- _REQUIRED WORK_
Print nothing but the lines from the start of the listing below through the line that contains "ax = fig.add_axes([0.157, 0.124, 0.842, 0.856])". Do not include the pictures.

++++++++

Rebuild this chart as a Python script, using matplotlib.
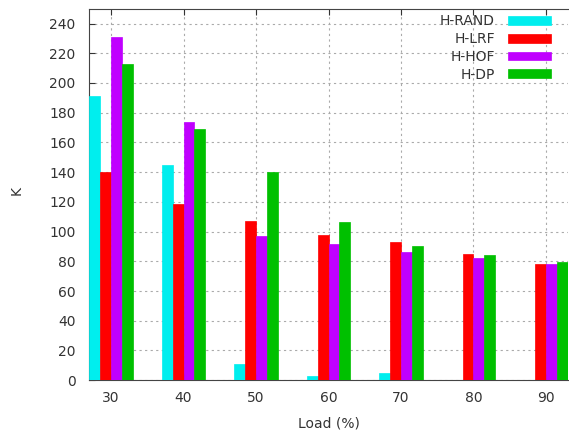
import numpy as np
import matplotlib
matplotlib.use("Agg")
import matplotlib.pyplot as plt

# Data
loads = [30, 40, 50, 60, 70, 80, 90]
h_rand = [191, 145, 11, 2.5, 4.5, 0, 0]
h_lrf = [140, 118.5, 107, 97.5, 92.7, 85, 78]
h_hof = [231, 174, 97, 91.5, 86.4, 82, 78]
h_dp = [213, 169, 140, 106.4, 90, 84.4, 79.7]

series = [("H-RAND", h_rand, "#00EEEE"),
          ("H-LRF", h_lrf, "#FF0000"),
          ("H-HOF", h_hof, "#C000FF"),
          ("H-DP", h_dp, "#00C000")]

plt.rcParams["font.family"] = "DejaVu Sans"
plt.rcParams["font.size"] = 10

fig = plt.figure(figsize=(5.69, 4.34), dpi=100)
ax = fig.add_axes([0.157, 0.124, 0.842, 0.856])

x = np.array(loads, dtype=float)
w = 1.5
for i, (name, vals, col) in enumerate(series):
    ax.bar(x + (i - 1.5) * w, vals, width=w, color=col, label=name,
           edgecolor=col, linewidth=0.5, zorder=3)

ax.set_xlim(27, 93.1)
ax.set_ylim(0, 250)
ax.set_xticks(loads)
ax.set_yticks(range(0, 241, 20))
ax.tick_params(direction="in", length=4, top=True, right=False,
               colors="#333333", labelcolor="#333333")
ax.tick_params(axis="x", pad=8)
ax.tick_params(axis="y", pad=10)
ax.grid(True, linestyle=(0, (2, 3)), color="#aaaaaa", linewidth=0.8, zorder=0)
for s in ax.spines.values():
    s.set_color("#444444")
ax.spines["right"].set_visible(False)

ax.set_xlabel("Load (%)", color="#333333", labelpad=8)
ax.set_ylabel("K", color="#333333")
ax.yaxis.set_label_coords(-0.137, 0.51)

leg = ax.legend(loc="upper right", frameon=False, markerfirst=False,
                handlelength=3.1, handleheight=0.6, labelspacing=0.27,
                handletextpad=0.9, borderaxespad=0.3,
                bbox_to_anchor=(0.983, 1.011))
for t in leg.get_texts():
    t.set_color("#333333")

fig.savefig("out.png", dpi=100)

++++++++

- _THE RESULT_
Rebuild this chart as a Python script, using matplotlib.
import numpy as np
import matplotlib
matplotlib.use("Agg")
import matplotlib.pyplot as plt

# Data
loads = [30, 40, 50, 60, 70, 80, 90]
h_rand = [191, 145, 11, 2.5, 4.5, 0, 0]
h_lrf = [140, 118.5, 107, 97.5, 92.7, 85, 78]
h_hof = [231, 174, 97, 91.5, 86.4, 82, 78]
h_dp = [213, 169, 140, 106.4, 90, 84.4, 79.7]

series = [("H-RAND", h_rand, "#00EEEE"),
          ("H-LRF", h_lrf, "#FF0000"),
          ("H-HOF", h_hof, "#C000FF"),
          ("H-DP", h_dp, "#00C000")]

plt.rcParams["font.family"] = "DejaVu Sans"
plt.rcParams["font.size"] = 10

fig = plt.figure(figsize=(5.69, 4.34), dpi=100)
ax = fig.add_axes([0.157, 0.124, 0.842, 0.856])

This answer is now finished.